In spite of these unfavorable surroundings, Mme. Pauline Lucca is constantly increasing in public favor, and it is evident that the task of preserving the enterprise from utter failure rests mainly upon her. Of the four impersonations in which she has appeared, the most dramatic and, as a whole, the most satisfactory is that of Marguerite in Faust. I state this in face of the fact that her conception of the character is in many respects directly the opposite of Miss Nilsson’s; the one being intensely realistic, while the other is purely ideal. There is a feeling of disappointment when, in the first act, we look for the exquisite vision of Ary Scheffer and behold only Gretchen at the wheel. The feeling returns in the second act at the meeting between Faust and Marguerite. Remembering the gentleness, the calmness with which Nilsson rendered that lovely fragment of melody: 'No, Signor, io non son damigella nè bella,’ we are unprepared for Lucca’s touch of coquetry, although her somewhat scornful attitude is quite in keeping with the words she is singing. It is plainly Goethe’s Gretchen and not the ideal Marguerite which she aims to produce, and in the third act all prejudice is forgotten, and the real merit and genius of the singer are unquestioned. She sings ‘The King of Thule’ absently, as though she were far more intent upon her own thoughts than upon the meaning of her song; and in the jewel scene she attempts to delineate nothing more complex than the delight of a simple peasant girl at such a trouvaille. It is in the Duet with Faust, and the subsequent love scene that her true greatness is best revealed. The charm lies quite as much in her acting as in her singing, and both are admirable.
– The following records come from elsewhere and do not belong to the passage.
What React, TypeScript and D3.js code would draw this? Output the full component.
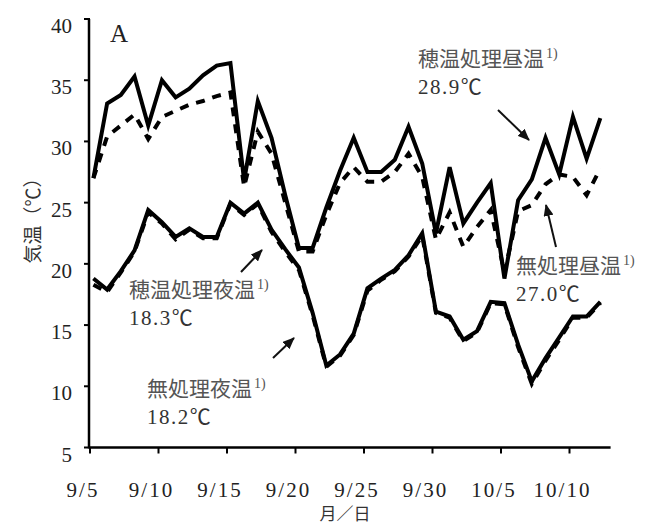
import React from "react";
import * as d3 from "d3";

// Days since 9/5 (one value per day, 9/5 .. 10/12)
const heatedDay = [27.0, 33.1, 33.8, 35.3, 31.3, 35.0, 33.6, 34.3, 35.4, 36.2, 36.4, 26.8, 33.3, 30.3, 25.6, 21.3, 21.3, 24.6, 27.6, 30.3, 27.5, 27.5, 28.5, 31.2, 28.2, 22.5, 27.9, 23.3, 25.0, 26.6, 18.8, 25.2, 26.9, 30.3, 27.3, 32.0, 28.6, 31.9];
const controlDay = [27.0, 30.4, 31.3, 32.2, 30.2, 32.0, 32.5, 33.0, 33.3, 33.7, 34.0, 26.3, 30.8, 29.0, 25.0, 21.0, 21.0, 24.0, 26.6, 27.9, 26.7, 26.7, 27.5, 29.0, 27.1, 22.0, 24.2, 21.4, 23.0, 24.4, 19.3, 24.3, 24.8, 26.5, 27.3, 27.1, 25.6, 27.8];
const heatedNight = [18.8, 17.9, 19.4, 21.1, 24.4, 23.4, 22.2, 22.9, 22.2, 22.2, 25.0, 24.1, 25.0, 22.8, 21.2, 19.7, 16.0, 11.7, 12.6, 14.3, 18.0, 18.8, 19.5, 20.7, 22.5, 16.1, 15.7, 13.8, 14.5, 16.9, 16.8, 13.4, 10.4, 12.3, 14.0, 15.7, 15.7, 16.9];
const controlNight = [18.3, 17.7, 19.3, 21.0, 24.2, 23.3, 22.0, 22.8, 22.1, 22.1, 24.9, 24.0, 24.9, 22.6, 21.0, 19.5, 15.8, 11.6, 12.5, 14.2, 17.8, 18.7, 19.4, 20.6, 22.3, 16.0, 15.6, 13.7, 14.4, 16.8, 16.7, 13.2, 10.2, 12.1, 13.8, 15.6, 15.6, 16.8];

const xTickDays = [0, 5, 10, 15, 20, 25, 30, 35];
const xTickLabels = ["9/5", "9/10", "9/15", "9/20", "9/25", "9/30", "10/5", "10/10"];
const yTicks = [5, 10, 15, 20, 25, 30, 35, 40];

const annotations = [
  { name: "穂温処理昼温", value: "28.9℃" },
  { name: "無処理昼温", value: "27.0℃" },
  { name: "穂温処理夜温", value: "18.3℃" },
  { name: "無処理夜温", value: "18.2℃" },
];

const FONT = "'Liberation Serif', 'Noto Sans CJK JP', serif";
const CJK = "'Noto Sans CJK JP', sans-serif";

export default function App() {
  const W = 646, H = 525;
  const x = d3.scaleLinear().domain([0, 38]).range([90, 610.6]);
  const y = d3.scaleLinear().domain([5, 40]).range([447.5, 19]);
  const line = d3
    .line<number>()
    .x((_, i) => x(i + 0.25))
    .y((d) => y(d));

  const annPos = [
    { tx: 418, ty: 66, arrow: [498, 110, 529, 140] },
    { tx: 516, ty: 273, arrow: [556, 247, 546, 205] },
    { tx: 129, ty: 297, arrow: [241, 272, 262, 250] },
    { tx: 147, ty: 396, arrow: [273, 358, 294, 338] },
  ];

  return (
    <svg width={W} height={H} style={{ position: "absolute", left: 0, top: 0, background: "#fff" }}>
      <defs>
        <marker id="ah" markerUnits="userSpaceOnUse" markerWidth={12} markerHeight={10} refX={11} refY={5} orient="auto">
          <path d="M0,0 L12,5 L0,10 z" fill="#111" />
        </marker>
      </defs>
      <rect width={W} height={H} fill="#fff" />

      {/* lines */}
      <path d={line(controlNight) || ""} fill="none" stroke="#000" strokeWidth={4} strokeDasharray="9 8" />
      <path d={line(heatedNight) || ""} fill="none" stroke="#000" strokeWidth={4} strokeLinejoin="miter" />
      <path d={line(controlDay) || ""} fill="none" stroke="#000" strokeWidth={4} strokeDasharray="9 8" />
      <path d={line(heatedDay) || ""} fill="none" stroke="#000" strokeWidth={4} strokeLinejoin="miter" />

      {/* axes */}
      <line x1={x(0)} x2={x(38)} y1={y(5)} y2={y(5)} stroke="#000" strokeWidth={2.5} />
      <line x1={x(0) - 1} x2={x(0) - 1} y1={y(5) + 1} y2={y(40)} stroke="#000" strokeWidth={2.5} />
      {yTicks.map((t) => (
        <g key={t}>
          <line x1={x(0) - 6} x2={x(0)} y1={y(t)} y2={y(t)} stroke="#000" strokeWidth={2} />
          <text x={72} y={y(t) + 14} textAnchor="end" fontFamily={FONT} fontSize={21} fill="#222">
            {t}
          </text>
        </g>
      ))}
      {xTickDays.map((d, i) => (
        <g key={d}>
          <line x1={x(d)} x2={x(d)} y1={y(5)} y2={y(5) + 6} stroke="#000" strokeWidth={2} />
          <text x={x(d) - 7} y={497} textAnchor="middle" fontFamily={FONT} fontSize={21} letterSpacing={2} fill="#222">
            {xTickLabels[i]}
          </text>
        </g>
      ))}

      <text x={345} y={520} textAnchor="middle" fontFamily={CJK} fontSize={17} fill="#333">
        月／日
      </text>
      <text transform="translate(40,216) rotate(-90)" textAnchor="middle" fontFamily={CJK} fontSize={19} fill="#333">
        気温（℃）
      </text>
      <text x={110} y={42} fontFamily={FONT} fontSize={25} fill="#222">
        A
      </text>

      {annotations.map((a, i) => {
        const p = annPos[i];
        return (
          <g key={a.name}>
            <text x={p.tx} y={p.ty} fontFamily={CJK} fontSize={21} fill="#555">
              {a.name}
              <tspan fontFamily={FONT} fontSize={14} dy={-8} dx={2}>1)</tspan>
            </text>
            <text x={p.tx} y={p.ty + 28} fontFamily={FONT} fontSize={21} letterSpacing={1.5} fill="#333">
              {a.value}
            </text>
            <line x1={p.arrow[0]} y1={p.arrow[1]} x2={p.arrow[2]} y2={p.arrow[3]} stroke="#111" strokeWidth={2} markerEnd="url(#ah)" />
          </g>
        );
      })}
    </svg>
  );
}
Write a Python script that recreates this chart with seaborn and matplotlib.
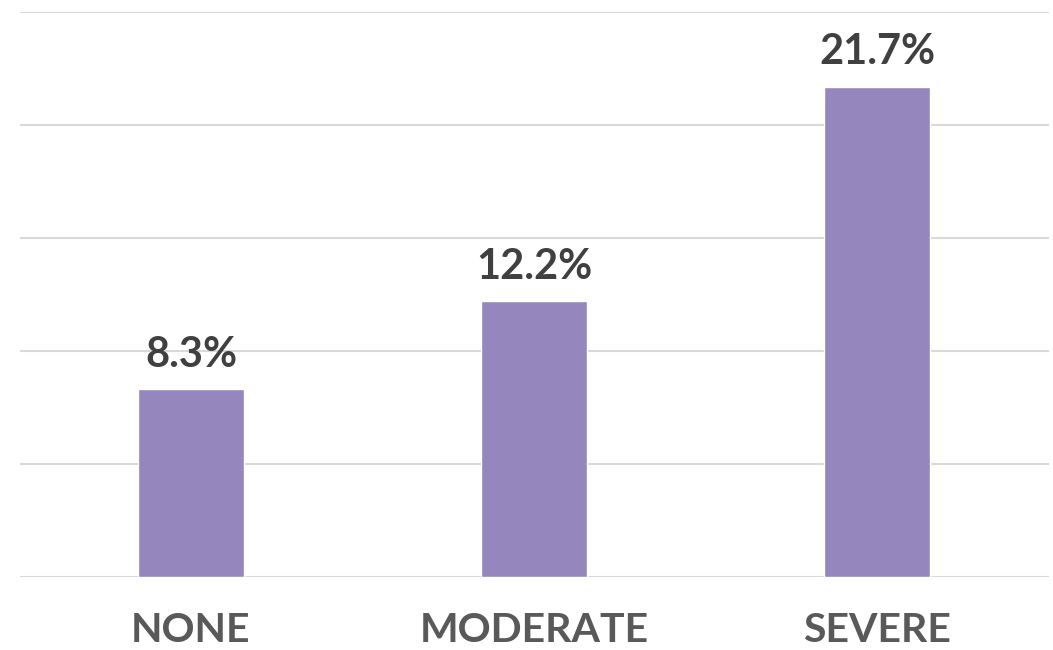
import matplotlib
matplotlib.use("Agg")
import matplotlib.pyplot as plt
import seaborn as sns
import pandas as pd

categories = ["NONE", "MODERATE", "SEVERE"]
values = [8.3, 12.2, 21.7]
value_labels = ["8.3%", "12.2%", "21.7%"]

df = pd.DataFrame({"category": categories, "value": values})

sns.set_theme(style="white")
plt.rcParams["font.family"] = ["Lato", "DejaVu Sans"]

fig = plt.figure(figsize=(10.53, 6.5), dpi=100)
ax = fig.add_axes([19.5 / 1053, 73 / 650, 1029 / 1053, 565 / 650])

sns.barplot(data=df, x="category", y="value", color="#9587BD", width=0.31,
            saturation=1, ax=ax, zorder=3)

ax.set_ylim(0, 25)
ax.set_xlim(-0.5, 2.5)
ax.set_yticks([0, 5, 10, 15, 20, 25])
ax.yaxis.grid(True, color="#D9D9D9", linewidth=1.5, zorder=0)
ax.set_axisbelow(True)
ax.tick_params(axis="y", left=False, labelleft=False)
ax.tick_params(axis="x", bottom=False, pad=19, labelsize=29.5, labelcolor="#595959")
for lbl in ax.get_xticklabels():
    lbl.set_fontweight("bold")
for s in ax.spines.values():
    s.set_visible(False)
ax.set_xlabel("")
ax.set_ylabel("")

for i, (v, t) in enumerate(zip(values, value_labels)):
    ax.annotate(t, (i, v), xytext=(0, 11), textcoords="offset points",
                ha="center", va="bottom", fontsize=30, fontweight="bold",
                color="#404040")

fig.savefig("out.png", dpi=100)
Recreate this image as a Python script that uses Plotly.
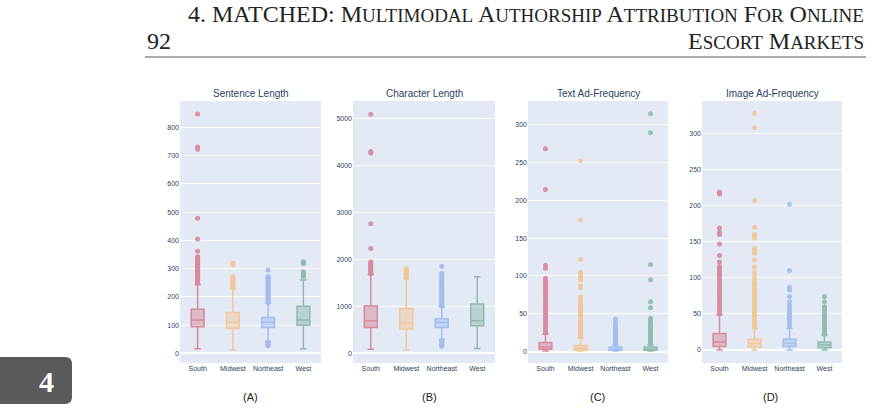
import plotly.graph_objects as go

W, H = 874, 411

regions = ["South", "Midwest", "Northeast", "West"]
colors = ["#d8899a", "#f2c797", "#a3bdef", "#8fbaad"]

panel_titles = ["Sentence Length", "Character Length", "Text Ad-Frequency", "Image Ad-Frequency"]
panel_labels = ["(A)", "(B)", "(C)", "(D)"]

# Sentence Length
sent_q1 = [94, 88, 92, 100]
sent_med = [118, 110, 110, 118]
sent_q3 = [156, 145, 127, 167]
sent_lo = [16, 12, 43, 16]
sent_hi = [244, 229, 177, 260]
sent_out_south = [248, 252, 256, 259, 263, 267, 271, 275, 279, 283, 287, 291, 295, 299, 303, 307,
                  311, 315, 319, 323, 327, 331, 335, 339, 342, 361, 405, 478, 722, 730, 847]
sent_out_midwest = [232, 236, 240, 244, 248, 252, 256, 260, 264, 268, 272, 313, 317, 320]
sent_out_northeast = [27, 30, 33, 36, 39, 180, 184, 188, 192, 196, 200, 204, 208, 212, 216, 220, 224,
                      228, 232, 236, 240, 244, 248, 252, 256, 260, 264, 268, 272, 295]
sent_out_west = [271, 277, 283, 289, 318, 321, 324]

# Character Length
char_q1 = [552, 516, 552, 587]
char_med = [693, 658, 658, 693]
char_q3 = [1005, 956, 736, 1048]
char_lo = [85, 70, 297, 106]
char_hi = [1678, 1593, 991, 1628]
char_out_south = [1700, 1720, 1750, 1780, 1800, 1830, 1860, 1890, 1920, 1950, 2231, 2755, 4260, 4292, 5085]
char_out_midwest = [1610, 1640, 1670, 1700, 1730, 1760, 1790, 1806]
char_out_northeast = [150, 170, 190, 210, 230, 250, 270, 1010, 1040, 1070, 1100, 1130, 1160, 1190, 1220,
                      1250, 1280, 1310, 1340, 1370, 1400, 1430, 1460, 1490, 1520, 1550, 1580, 1610,
                      1640, 1670, 1700, 1855]
char_out_west = []

# Text Ad-Frequency
text_q1 = [3, 2, 2, 2]
text_med = [6, 4, 3, 3]
text_q3 = [12, 8, 6, 6]
text_lo = [1, 1, 1, 1]
text_hi = [23, 18, 9, 9]
text_out_south = [25, 28, 31, 34, 37, 40, 43, 46, 49, 52, 55, 58, 61, 64, 67, 70, 73, 76, 79, 82, 85,
                  88, 91, 94, 97, 110, 114, 214, 268]
text_out_midwest = [20, 22, 24, 26, 28, 30, 32, 34, 36, 38, 40, 42, 44, 46, 48, 50, 52, 54, 56, 58, 60,
                    62, 64, 66, 68, 72, 84, 87, 95, 98, 100, 103, 105, 122, 174, 252]
text_out_northeast = [10, 12, 14, 16, 18, 20, 22, 24, 26, 28, 30, 32, 34, 38, 43]
text_out_west = [10, 12, 14, 16, 18, 20, 22, 24, 26, 28, 30, 32, 34, 36, 38, 42, 44, 58, 66, 95, 115, 289, 314]

# Image Ad-Frequency
img_q1 = [5, 4, 5, 3]
img_med = [11, 9, 9, 7]
img_q3 = [23, 15, 15, 11]
img_lo = [0, 0, 0, 0]
img_hi = [49, 30, 30, 21]
img_out_south = [50, 53, 56, 59, 62, 65, 68, 71, 74, 77, 80, 83, 86, 89, 92, 95, 98, 101, 104, 107,
                 110, 113, 116, 122, 131, 147, 160, 163, 169, 216, 219]
img_out_midwest = [31, 34, 37, 40, 43, 46, 49, 52, 55, 58, 61, 64, 67, 70, 73, 76, 79, 82, 85, 88, 91,
                   93, 98, 103, 108, 115, 125, 134, 138, 141, 155, 158, 160, 170, 207, 308, 328]
img_out_northeast = [32, 35, 38, 41, 44, 47, 50, 53, 56, 60, 62, 67, 74, 83, 87, 110, 202]
img_out_west = [22, 25, 28, 31, 34, 37, 40, 43, 46, 49, 52, 55, 58, 60, 67, 74]

panels = [
    (sent_q1, sent_med, sent_q3, sent_lo, sent_hi,
     [sent_out_south, sent_out_midwest, sent_out_northeast, sent_out_west]),
    (char_q1, char_med, char_q3, char_lo, char_hi,
     [char_out_south, char_out_midwest, char_out_northeast, char_out_west]),
    (text_q1, text_med, text_q3, text_lo, text_hi,
     [text_out_south, text_out_midwest, text_out_northeast, text_out_west]),
    (img_q1, img_med, img_q3, img_lo, img_hi,
     [img_out_south, img_out_midwest, img_out_northeast, img_out_west]),
]

# layout (pixels)
x_domains_px = [(180, 321), (353, 495), (528, 668), (702, 842)]
y_top_px, y_bot_px = 101, 363
y_ranges = [[-34, 893], [-205, 5368], [-15, 331], [-18, 345]]
y_dticks = [100, 1000, 50, 50]
label_x_px = [250, 429, 597, 770]

fig = go.Figure()
for p, (q1, med, q3, lo, hi, outs) in enumerate(panels):
    xa = "x" if p == 0 else f"x{p+1}"
    ya = "y" if p == 0 else f"y{p+1}"
    for i, reg in enumerate(regions):
        fig.add_trace(go.Box(
            x=[reg], q1=[q1[i]], median=[med[i]], q3=[q3[i]],
            lowerfence=[lo[i]], upperfence=[hi[i]],
            boxpoints=False, line=dict(color=colors[i], width=1.5),
            whiskerwidth=0.5, showlegend=False, xaxis=xa, yaxis=ya,
        ))
        if outs[i]:
            fig.add_trace(go.Scatter(
                x=[reg] * len(outs[i]), y=outs[i], mode="markers",
                marker=dict(color=colors[i], size=5, opacity=0.9),
                showlegend=False, xaxis=xa, yaxis=ya,
            ))

axis_font = dict(family="Liberation Sans, Arial", size=7, color="#2a3f5f")
layout = dict(
    width=W, height=H, autosize=False,
    margin=dict(l=0, r=0, t=0, b=0),
    paper_bgcolor="white", plot_bgcolor="#E3EAF5",
    boxgap=0.48,
    font=dict(family="Liberation Sans, Arial", color="#2a3f5f"),
)
for p in range(4):
    sx = "" if p == 0 else str(p + 1)
    x0, x1 = x_domains_px[p]
    layout["xaxis" + sx] = dict(
        domain=[x0 / W, x1 / W], anchor="y" + sx, categoryorder="array",
        categoryarray=regions, tickfont=axis_font, showgrid=False, ticks="",
    )
    layout["yaxis" + sx] = dict(
        domain=[1 - y_bot_px / H, 1 - y_top_px / H], anchor="x" + sx,
        range=y_ranges[p], dtick=y_dticks[p], tick0=0, tickfont=axis_font,
        gridcolor="white", zeroline=True, zerolinecolor="white", zerolinewidth=1.5,
        ticks="", tickformat="d",
    )
fig.update_layout(**layout)

ann = []
for p in range(4):
    x0, x1 = x_domains_px[p]
    ann.append(dict(text=panel_titles[p], x=(x0 + x1) / 2 / W, y=1 - 94 / H, xref="paper", yref="paper",
                    showarrow=False, xanchor="center", yanchor="middle",
                    font=dict(family="Liberation Sans, Arial", size=10, color="#2a3f5f")))
    ann.append(dict(text=panel_labels[p], x=label_x_px[p] / W, y=1 - 397 / H, xref="paper", yref="paper",
                    showarrow=False, xanchor="center", yanchor="middle",
                    font=dict(family="Liberation Sans, Arial", size=11, color="#222222")))

sc = "<span style='font-size:19px'>"
hdr1 = ("4. MATCHED: M" + sc + "ULTIMODAL</span> A" + sc + "UTHORSHIP</span> A" + sc +
        "TTRIBUTION</span> F" + sc + "OR</span> O" + sc + "NLINE</span>")
hdr2 = "E" + sc + "SCORT</span> M" + sc + "ARKETS</span>"
serif = dict(family="Liberation Serif, DejaVu Serif", size=24, color="#222222")
ann.append(dict(text=hdr1, x=866 / W, y=1 - 14 / H, xref="paper", yref="paper", showarrow=False,
                xanchor="right", yanchor="middle", font=serif))
ann.append(dict(text=hdr2, x=866 / W, y=1 - 41 / H, xref="paper", yref="paper", showarrow=False,
                xanchor="right", yanchor="middle", font=serif))
ann.append(dict(text="92", x=145 / W, y=1 - 41 / H, xref="paper", yref="paper", showarrow=False,
                xanchor="left", yanchor="middle", font=serif))
ann.append(dict(text="<b>4</b>", x=46 / W, y=1 - 381 / H, xref="paper", yref="paper", showarrow=False,
                xanchor="center", yanchor="middle",
                font=dict(family="Liberation Serif, DejaVu Serif", size=30, color="white")))

# tab and rule
xl, xr = -0.01, 72 / W
yb, yt = 1 - 404 / H, 1 - 357 / H
rx, ry = 7 / W, 7 / H
tab_path = (f"M {xl},{yb} L {xr - rx},{yb} Q {xr},{yb} {xr},{yb + ry} L {xr},{yt - ry} "
            f"Q {xr},{yt} {xr - rx},{yt} L {xl},{yt} Z")
shapes = [
    dict(type="path", path=tab_path, xref="paper", yref="paper", fillcolor="#5a5a5c",
         line=dict(width=0), layer="below"),
    dict(type="line", x0=145 / W, x1=866 / W, y0=1 - 57 / H, y1=1 - 57 / H, xref="paper", yref="paper",
         line=dict(color="#555555", width=1)),
]
fig.update_layout(annotations=ann, shapes=shapes)

fig.write_html("out.html")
The death of Valentine in the fourth act presents a curious anomaly, his agony and rage are so very stagey, so plainly assumed; while the anguish, the sorrow past bearing of his sister, is so painfully real. In the church scene Mme. Lucca departs widely from her predecessors. Instead of a lonely chapel, the nave of a great cathedral is disclosed, filled with worshippers who kneel before the high altar. The organ peels solemnly; slowly and with faltering footsteps Marguerite enters the church and advances towards the throng of worshippers; she sees their scornful glances; sees them draw back at her approach, shrinking from the touch of her garments as from contamination, and, meekly accepting the ban, takes her place in the nave alone, far from the altar, and tries to pray. Then, in a niche near by, behind the figure of a saint, the spirit of evil appears dimly outlined, and as he utters his terrible curse, the poor girl cowers before him as though she would shrink into the earth. Still she tries to pray, turning the leaves of her prayer-book with nervous haste and trembling fingers, until at last the book drops from her nerveless hand, she starts to her feet, confronts the demon and falls senseless to the floor.
In the short but trying Prison scene her acting and singing are fully up to the requirements of the situation, and her impersonation of Marguerite must be regarded as among the best that our Academy has ever known.
M. Jamet is thoroughly identified with the role of Mephistopheles, and I need hardly say that he is greatly to be admired both as a singer and an actor, but the other roles were too badly filled to deserve mention.”